* **Given exercise**
Pictures excluded, return the lines below from the first through the line holding "width=201pt, minimum height=117pt]".

===== Source material =====

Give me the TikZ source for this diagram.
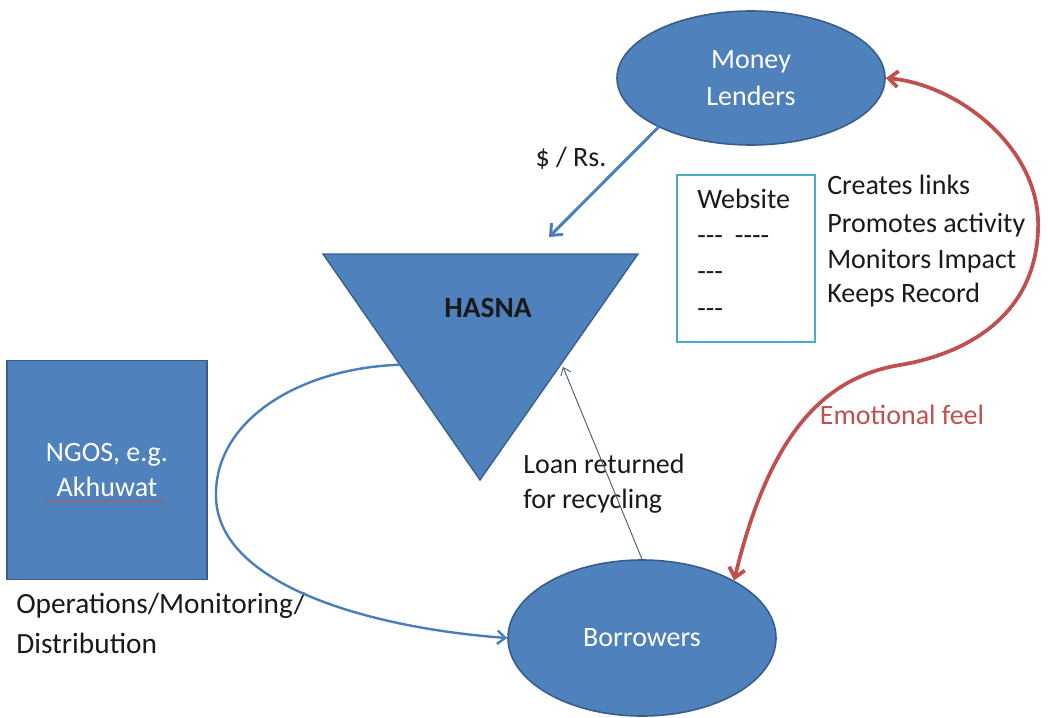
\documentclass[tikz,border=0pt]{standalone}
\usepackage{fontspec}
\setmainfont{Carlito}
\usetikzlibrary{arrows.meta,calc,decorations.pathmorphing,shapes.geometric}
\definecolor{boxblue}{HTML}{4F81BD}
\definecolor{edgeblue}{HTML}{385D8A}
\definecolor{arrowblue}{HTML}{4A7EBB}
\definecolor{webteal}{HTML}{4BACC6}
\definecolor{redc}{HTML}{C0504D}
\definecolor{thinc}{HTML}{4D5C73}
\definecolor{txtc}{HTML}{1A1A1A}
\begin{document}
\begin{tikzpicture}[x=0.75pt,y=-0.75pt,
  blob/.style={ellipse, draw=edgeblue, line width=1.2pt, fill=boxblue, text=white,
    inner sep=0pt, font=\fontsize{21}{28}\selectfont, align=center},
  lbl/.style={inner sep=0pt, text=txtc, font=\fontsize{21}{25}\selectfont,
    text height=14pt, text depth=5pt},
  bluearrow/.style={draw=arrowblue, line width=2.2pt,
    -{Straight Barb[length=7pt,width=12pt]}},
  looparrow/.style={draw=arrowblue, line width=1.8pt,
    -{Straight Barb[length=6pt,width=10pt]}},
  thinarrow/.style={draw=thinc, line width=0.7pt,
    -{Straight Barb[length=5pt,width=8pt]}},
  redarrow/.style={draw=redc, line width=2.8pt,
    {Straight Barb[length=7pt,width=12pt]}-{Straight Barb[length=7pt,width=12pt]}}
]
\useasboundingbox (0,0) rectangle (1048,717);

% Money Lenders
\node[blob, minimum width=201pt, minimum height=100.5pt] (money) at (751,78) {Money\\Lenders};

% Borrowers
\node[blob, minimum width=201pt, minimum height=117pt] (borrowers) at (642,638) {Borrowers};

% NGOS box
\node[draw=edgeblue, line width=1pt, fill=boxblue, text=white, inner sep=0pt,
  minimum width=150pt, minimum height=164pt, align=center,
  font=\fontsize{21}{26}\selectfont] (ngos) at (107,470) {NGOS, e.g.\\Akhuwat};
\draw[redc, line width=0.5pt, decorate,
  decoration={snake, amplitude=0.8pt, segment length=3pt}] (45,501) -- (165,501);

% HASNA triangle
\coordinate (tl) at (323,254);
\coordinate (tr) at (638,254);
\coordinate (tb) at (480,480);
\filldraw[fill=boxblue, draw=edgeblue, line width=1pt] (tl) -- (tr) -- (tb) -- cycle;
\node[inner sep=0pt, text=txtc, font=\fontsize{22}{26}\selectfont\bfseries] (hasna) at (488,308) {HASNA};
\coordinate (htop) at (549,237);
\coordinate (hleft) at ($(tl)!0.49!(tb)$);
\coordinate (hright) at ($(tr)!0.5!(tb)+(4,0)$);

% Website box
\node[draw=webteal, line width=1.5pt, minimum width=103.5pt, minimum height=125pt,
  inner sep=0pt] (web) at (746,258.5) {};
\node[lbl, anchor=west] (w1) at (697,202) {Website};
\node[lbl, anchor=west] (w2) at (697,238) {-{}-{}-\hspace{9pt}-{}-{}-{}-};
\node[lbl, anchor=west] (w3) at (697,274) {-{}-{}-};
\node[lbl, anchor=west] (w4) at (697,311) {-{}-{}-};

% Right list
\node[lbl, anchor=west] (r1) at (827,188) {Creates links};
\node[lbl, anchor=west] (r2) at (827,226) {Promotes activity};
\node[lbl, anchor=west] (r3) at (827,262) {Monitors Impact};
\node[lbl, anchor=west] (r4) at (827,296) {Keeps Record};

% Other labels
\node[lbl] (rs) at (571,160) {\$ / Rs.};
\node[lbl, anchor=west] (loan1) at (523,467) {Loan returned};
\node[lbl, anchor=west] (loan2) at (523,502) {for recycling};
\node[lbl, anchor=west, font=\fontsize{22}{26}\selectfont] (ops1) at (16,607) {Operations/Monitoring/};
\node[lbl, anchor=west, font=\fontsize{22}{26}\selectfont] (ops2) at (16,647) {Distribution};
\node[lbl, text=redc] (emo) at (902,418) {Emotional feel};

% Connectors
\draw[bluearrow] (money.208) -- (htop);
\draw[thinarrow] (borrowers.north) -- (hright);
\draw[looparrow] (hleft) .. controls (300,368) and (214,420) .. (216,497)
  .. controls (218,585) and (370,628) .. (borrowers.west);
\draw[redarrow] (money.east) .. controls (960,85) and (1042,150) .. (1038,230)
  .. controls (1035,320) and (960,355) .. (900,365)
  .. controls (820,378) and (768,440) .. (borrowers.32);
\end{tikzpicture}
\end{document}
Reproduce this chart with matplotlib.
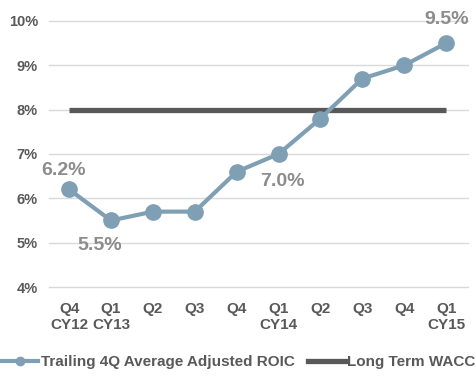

=====

* **Final result**
Give me the TikZ source for this diagram.
\documentclass[tikz,border=0pt]{standalone}
\usepackage{fontspec}
\setmainfont{Carlito}
\usetikzlibrary{arrows.meta,calc,decorations.pathmorphing,shapes.geometric}
\definecolor{boxblue}{HTML}{4F81BD}
\definecolor{edgeblue}{HTML}{385D8A}
\definecolor{arrowblue}{HTML}{4A7EBB}
\definecolor{webteal}{HTML}{4BACC6}
\definecolor{redc}{HTML}{C0504D}
\definecolor{thinc}{HTML}{4D5C73}
\definecolor{txtc}{HTML}{1A1A1A}
\begin{document}
\begin{tikzpicture}[x=0.75pt,y=-0.75pt,
  blob/.style={ellipse, draw=edgeblue, line width=1.2pt, fill=boxblue, text=white,
    inner sep=0pt, font=\fontsize{21}{28}\selectfont, align=center},
  lbl/.style={inner sep=0pt, text=txtc, font=\fontsize{21}{25}\selectfont,
    text height=14pt, text depth=5pt},
  bluearrow/.style={draw=arrowblue, line width=2.2pt,
    -{Straight Barb[length=7pt,width=12pt]}},
  looparrow/.style={draw=arrowblue, line width=1.8pt,
    -{Straight Barb[length=6pt,width=10pt]}},
  thinarrow/.style={draw=thinc, line width=0.7pt,
    -{Straight Barb[length=5pt,width=8pt]}},
  redarrow/.style={draw=redc, line width=2.8pt,
    {Straight Barb[length=7pt,width=12pt]}-{Straight Barb[length=7pt,width=12pt]}}
]
\useasboundingbox (0,0) rectangle (1048,717);

% Money Lenders
\node[blob, minimum width=201pt, minimum height=100.5pt] (money) at (751,78) {Money\\Lenders};

% Borrowers
\node[blob, minimum width=201pt, minimum height=117pt] (borrowers) at (642,638) {Borrowers};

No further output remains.